Am Anfang standen Kinderfilme
Regisseurin Caroline Link begann mit Dokumentationen und Kinderfilmen. Ihr erster Kinoerfolg war 1996 "Jenseits der Stille" - die Geschichte über ein Mädchen, das sich in der taubstummen Welt ihrer Eltern zurechtfinden muss. Poetisch inszeniert, intelligent konstruiert, lobten damals Kritik und Publikum. 1999 folgte eine moderne Adaption des Kinderklassikers "Pünktchen und Anton".
Und dann kam der bisher größte Erfolg für die heute 54-jährige Filmemacherin: 2003 erhielt sie für "Nirgendwo in Afrika" den Oscar für den besten ausländischen Film - zum ersten Mal nach 23 Jahren wurde eine deutsche Filmschaffende mit dem wichtigsten Kinopreis Hollywoods ausgezeichnet.

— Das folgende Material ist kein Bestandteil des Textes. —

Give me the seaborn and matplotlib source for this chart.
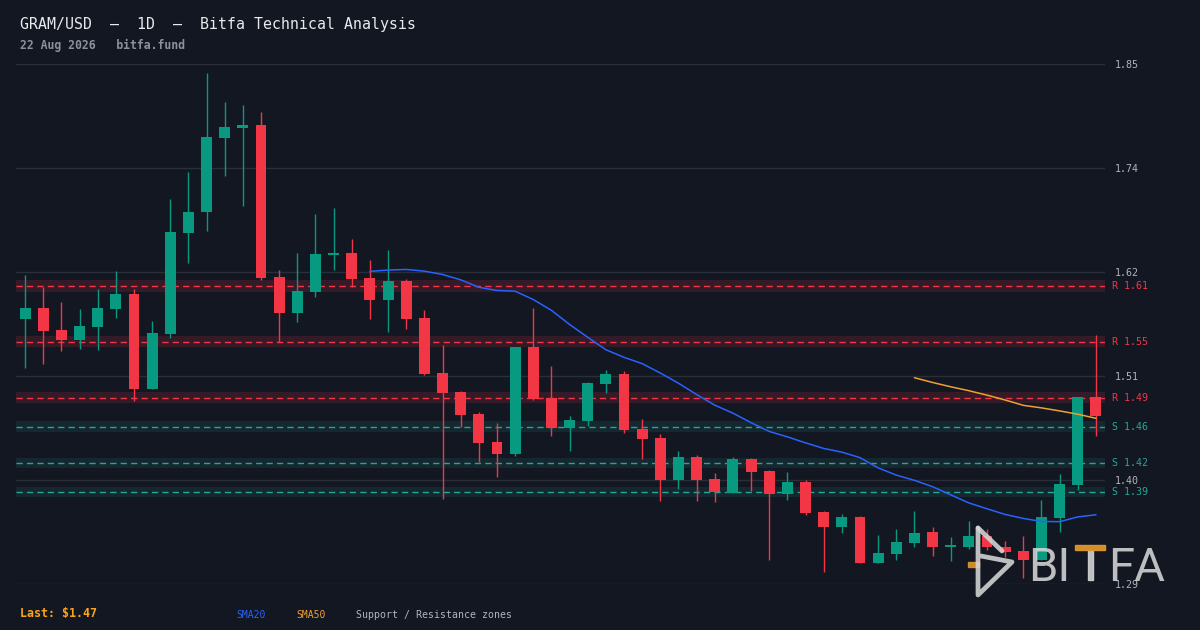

Mit "Der Junge muss an die frische Luft" ist Caroline Link wieder ein bewegender Film gelungen, sehr rührend und sehr witzig - ein Familienfilm für die Weihnachtszeit. Zu jung sollten die Zuschauer allerdings nicht sein. Die tragischen Filmmomente sind für jüngere Zuschauer mit Sicherheit zu traurig oder noch nicht wirklich verständlich.